The EU member states were unable to agree on a uniform approach to sanctions. Therefore, no sanctions are specified in DAC 8. Those have to be implemented individually by each affected member state. In any case, the sanctions ought to be “effective, proportionate and dissuasive”. In addition, DAC 8 mandates CASPs to prevent users from carrying out further crypto transactions if the required information has not been provided within 60 days and after two follow-up requests.
While MiCAR regulates access for crypto-assets to the markets in the EU, it does not provide any framework for tax authorities to levy taxes on crypto assets. Therefore, although DAC 8 is based on the same definitions as MiCAR, there are fundamental differences, for example with regard to reporting and due diligence obligations as well as the scope of application. DAC 8 has a so-called extraterritorial scope of application. This means that the directive applies to all crypto-asset service providers that provide services to EU citizens, regardless of whether they fall within the scope of MiCAR. This affects in particular CASPs based in Switzerland and Liechtenstein operating in the EU.
Recommendations for financial institutions
- To ensure that the timeline complies with the regulations, crypto-asset service providers or financial institutions with crypto offerings should start dealing with issues pertaining to crypto-assets and taxes in the context of CRS, CARF and DAC 8 as early as possible. This will allow them to determine the degree to which their own business activities are affected by the respective regulations in good time.
- Institutions that follow this advice will be able to carry out impact analyses without any time pressure and to derive appropriate technical and business requirements based on the new regulations at an early stage.
- This will give them leeway to carefully consider whether they want to meet the requirements stipulated by CRS/CARF/DAC 8, or whether they want to withdraw from the respective business sector / no longer provide the affected service.

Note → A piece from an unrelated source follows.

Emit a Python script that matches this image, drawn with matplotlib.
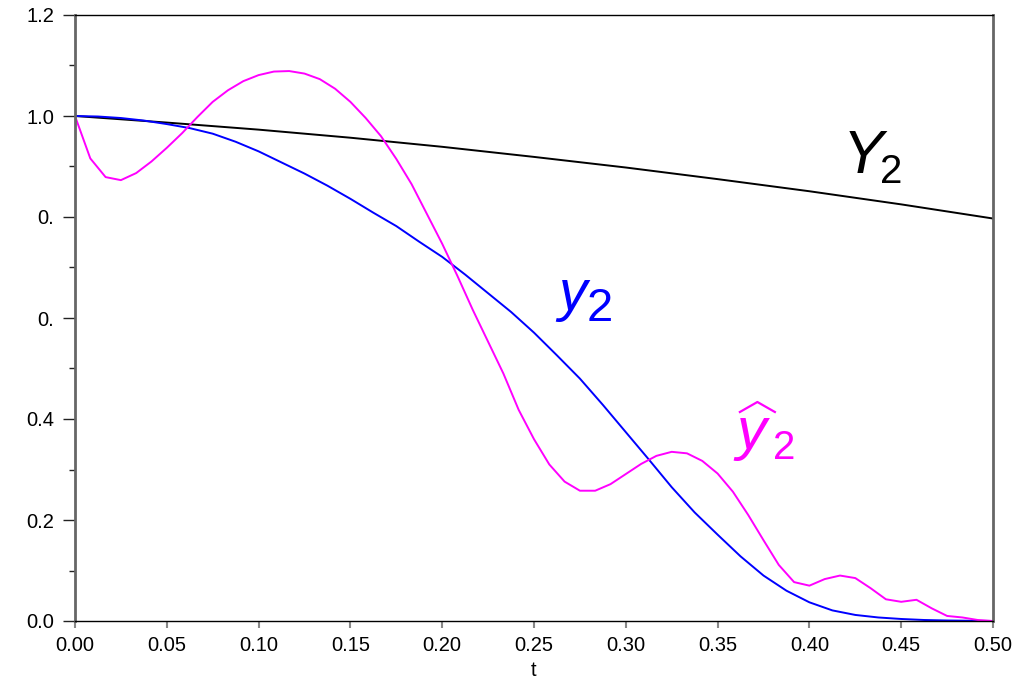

- The implementation of DAC 8 comes with considerable implementation costs for crypto-asset service providers, which the European Commission estimates at around EUR 1.5–2.0 million per institution.[4] On top of that, they should expect running costs of EUR 150,000 per year. These costs must be taken into account in budget planning for the coming years to continously meet any newly arising requirements. Although traditional banks will have to deal with high implementation costs, they are used to high reporting requirements. By contrast, many crypto start-ups will have to venture into uncharted territory and invest large sums of money to meet the increased compliance requirements. DAC 8 might thus inhibit their innovative power in the future.
- Especially process and technical implementation should be completed early on in order to avoid regulatory non-compliance at the time of full adoption. This applies in particular to processes relating to customer onboarding and the associated communication as well as general compliance and control processes, for example, to processes for preventing people who failed to provide a self-disclosure after multiple requests from initiating new transactions.